Big selloff on Wall Street
Stocks tank as revived worries about the credit and mortgage markets overshadow an upbeat start to the holiday shopping period.
NEW YORK (CNNMoney.com) -- Stocks tumbled and bonds rallied Monday on revived worries about the threat of the credit and mortgage market crisis on the broad economy.
The Dow Jones industrial average (Charts) lost 240 points, or 1.8 percent, according to early tallies. The S&P 500 (Charts) index lost 2.3 percent and fell into negative territory for the year. The Nasdaq composite (Charts) fell 2.1 percent.
The early reports from the nation's retailers were positive, but they were overshadowed by the latest worries about the financial and housing market's threat to economic growth.

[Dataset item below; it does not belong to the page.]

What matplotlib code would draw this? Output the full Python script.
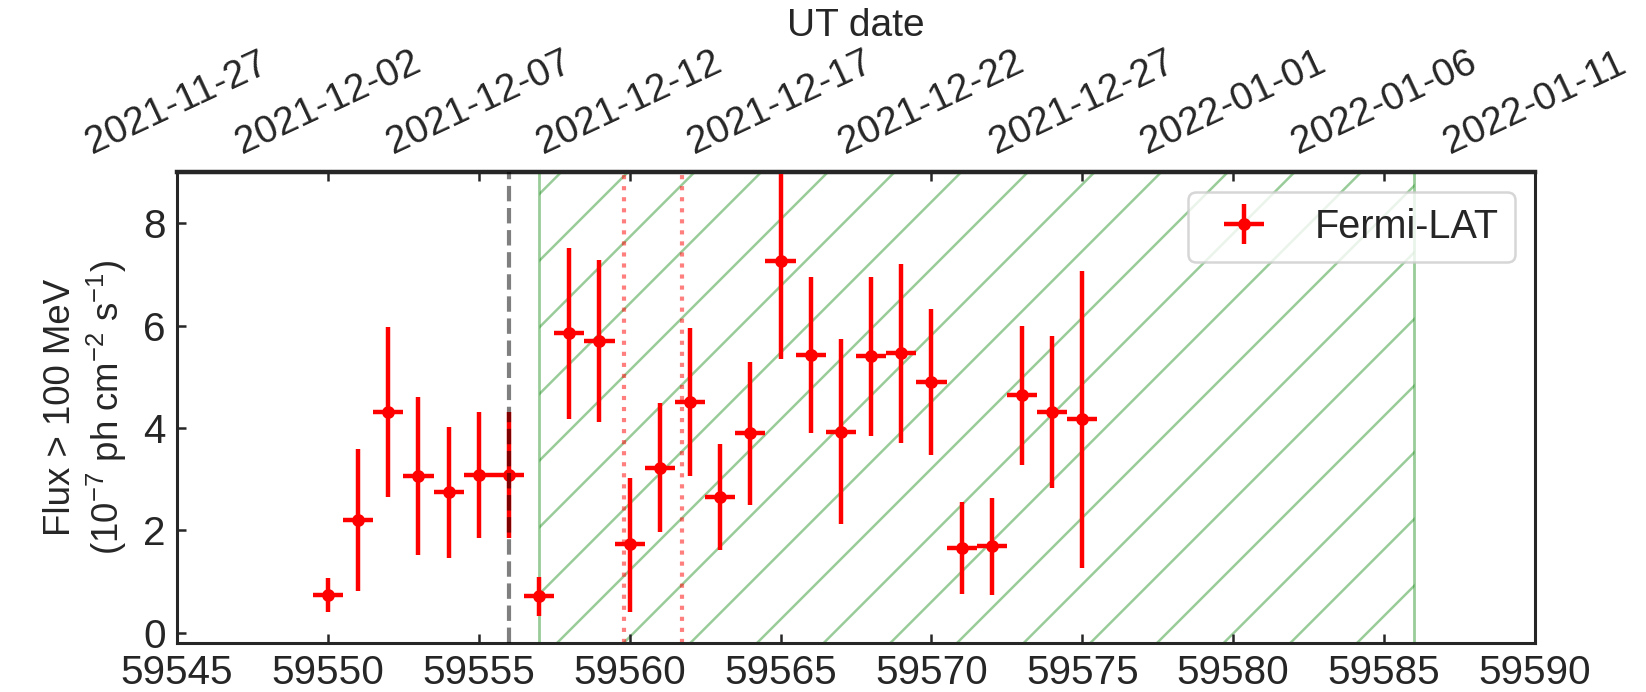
import matplotlib
matplotlib.use("Agg")
import matplotlib.pyplot as plt
import numpy as np

# ---- data ----
mjd = [59550, 59551, 59552, 59553, 59554, 59555, 59556, 59557, 59558, 59559,
       59560, 59561, 59562, 59563, 59564, 59565, 59566, 59567, 59568, 59569,
       59570, 59571, 59572, 59573, 59574, 59575]
flux = [0.73, 2.20, 4.32, 3.07, 2.75, 3.08, 3.08, 0.71, 5.86, 5.70,
        1.73, 3.22, 4.51, 2.65, 3.90, 7.26, 5.42, 3.93, 5.41, 5.46,
        4.89, 1.66, 1.69, 4.64, 4.32, 4.18]
flux_low = [0.40, 0.81, 2.65, 1.52, 1.47, 1.86, 1.86, 0.33, 4.18, 4.11,
            0.41, 1.96, 3.07, 1.61, 2.50, 5.34, 3.90, 2.12, 3.85, 3.70,
            3.47, 0.76, 0.73, 3.27, 2.82, 1.27]
flux_high = [1.06, 3.58, 5.98, 4.61, 4.02, 4.31, 4.32, 1.09, 7.52, 7.29,
             3.03, 4.48, 5.96, 3.68, 5.28, 9.20, 6.95, 5.74, 6.95, 7.20,
             6.32, 2.55, 2.64, 6.00, 5.80, 7.07]
bin_half_width = 0.5

onset_mjd = 59556
window_start, window_end = 59557, 59586
dotted_mjd = [59559.8, 59561.75]

x_ticks = [59545, 59550, 59555, 59560, 59565, 59570, 59575, 59580, 59585, 59590]
top_tick_labels = ["2021-11-27", "2021-12-02", "2021-12-07", "2021-12-12",
                   "2021-12-17", "2021-12-22", "2021-12-27", "2022-01-01",
                   "2022-01-06", "2022-01-11"]
y_ticks = [0, 2, 4, 6, 8]

# ---- style ----
dark = "#262626"
plt.rcParams.update({
    "font.family": ["Liberation Sans", "DejaVu Sans"],
    "mathtext.fontset": "custom",
    "mathtext.rm": "Liberation Sans",
    "mathtext.it": "Liberation Sans:italic",
    "mathtext.bf": "Liberation Sans:bold",
    "text.color": dark,
    "axes.edgecolor": dark,
    "axes.labelcolor": dark,
    "xtick.color": dark,
    "ytick.color": dark,
    "hatch.linewidth": 0.45,
})

DPI = 400
W, H = 1646, 692
fig = plt.figure(figsize=(W / DPI, H / DPI), dpi=DPI)
ax = fig.add_axes([177 / W, 1 - 643 / H, (1535 - 177) / W, (643 - 172) / H])

flux_a = np.array(flux)
yerr = [flux_a - np.array(flux_low), np.array(flux_high) - flux_a]

ax.axvspan(window_start, window_end, facecolor="none",
           edgecolor=(0.0, 0.5, 0.0, 0.4), hatch="//", lw=0.5, zorder=1)
for xv in dotted_mjd:
    ax.axvline(xv, color="red", alpha=0.5, ls=":", lw=0.75, zorder=1.5)

ax.errorbar(mjd, flux, xerr=bin_half_width, yerr=yerr, fmt="o", color="red",
            ms=2.3, mew=0, elinewidth=0.8, capsize=0, label="Fermi-LAT",
            zorder=2)

ax.axvline(onset_mjd, color="black", alpha=0.5, ls="--", lw=0.75, zorder=3)

ax.set_xlim(59545, 59590)
ax.set_ylim(-0.2, 9.0)
ax.set_xticks(x_ticks)
ax.set_yticks(y_ticks)
ax.tick_params(axis="both", direction="in", length=1.6, width=0.45,
               pad=2, labelsize=7.3)
for s in ax.spines.values():
    s.set_linewidth(0.55)

ax.set_ylabel("Flux > 100 MeV\n(10$^{-7}$ ph cm$^{-2}$ s$^{-1}$)",
              fontsize=6.6, labelpad=2.5)

leg = ax.legend(loc="upper right", fontsize=7.15, frameon=True, fancybox=True)
leg.get_frame().set_edgecolor("0.8")
leg.get_frame().set_linewidth(0.45)

top = ax.secondary_xaxis("top")
top.set_xticks(x_ticks, labels=top_tick_labels)
top.tick_params(axis="x", direction="in", length=1.6, width=0.45, pad=2,
                labelsize=7.0, labelrotation=25)
top.set_xlabel("UT date", fontsize=7.0, labelpad=1.5)

fig.savefig("out.png", dpi=DPI)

Oil prices fell and gold prices gained. Treasury prices jumped, lowering the corresponding yields. The dollar slipped again versus the euro.
Here's a look at what was moving near the close.
Government-backed mortgage lenders Fannie Mae (Charts) and Freddie Mac (Charts, Fortune 500) slumped on an analyst downgrade. Citigroup (Charts, Fortune 500) fell on speculation that it could announce big layoffs as part of a cost-cutting strategy. HSBC Holdings said it was stepping in to bail out two of its flailing funds.
Early reports on Black Friday and the weekend showed a strong turnout of shoppers, although no big splurgers. Investors were also tracking "Cyber Monday" results. But all the shopping news failed to distract investors from the broader worries.
"We had reasonably good retail numbers over the weekend, and people are keeping an eye on oil and the dollar, but basically the market is hanging in by the skin of its teeth after Friday's rally," said Ron Kiddoo, chief investment officer at Cozad Asset Management.
He said that although there is a lot of economic news due later in the week, stocks are likely to remain largely directionless as investors look to the monthly unemployment report due the following week - and try to assess what the Federal Reserve might do at the next policy meeting on Dec. 11.
Many market watchers are betting that the central bank will need to keep cutting interest rates at that meeting, so as to help temper the speed of the economic slowdown amid the credit and mortgage market fallout.
The fed funds rate, a key short-term lending rate, stands at 4.5 percent. Fed watchers are split about whether the bank will cut the rate by a quarter or half percentage point, or possibly not at all.
On Monday, the Fed's New York branch said it will offer a series of special short-term loans to make sure banks have enough cash available.
HSBC Holdings (Charts), Europe's leading bank, said that it will step in to bail out two funds it manages by transferring $45 billion of their assets onto its balance sheet. The short-term debt funds have been hit hard by the credit market tightening.
E*Trade Financial (Charts) slipped in active Nasdaq trade after a Wall Street Journal article said that any potential buyout could be delayed by concerns about its weakened mortgage portfolio. On Friday, E*Trade shares jumped on buyout talk.
Citigroup lowered its near-term outlook on the homebuilders, saying it is hard to see when the bottom will be made for the hard-hit industry. Centex (Charts, Fortune 500), Lennar (Charts, Fortune 500) and KB Home (Charts, Fortune 500) were among the names cited in the report.
On the upside, Dow component Boeing (Charts, Fortune 500) rose 1 percent after Wachovia upgraded the jet maker to "outperform" from "market perform," according to Briefing.com.
But it was one of the few Dow gainers, with 27 out of 30 blue chip stocks falling.
All financial markets were closed Thursday for Thanksgiving, and closed early Friday, with many Wall Streeters making a four-day weekend of it. Monday's trading volume was moderate, with participants continuing to drift back after the holiday.
Market breadth was negative. On the New York Stock Exchange, losers beat winners by almost three to two on volume of 1.06 billion shares. On the Nasdaq, decliners beat advancers by a similar margin on volume of 1.59 billion shares.
Treasury prices rose, lowering the yield on the benchmark 10-year note to 3.85 percent from 4 percent late Friday. Treasury prices and yields move in opposite directions.
In currency trading, the dollar dipped versus the euro, but held above the all-time low hit on Friday. The greenback was little changed versus the yen.
U.S. light crude oil for January delivery rose 48 cents to $97.70 on the New York Mercantile Exchange, erasing earlier gains.
COMEX gold for December delivery rose $1.80 to $826.50 an ounce.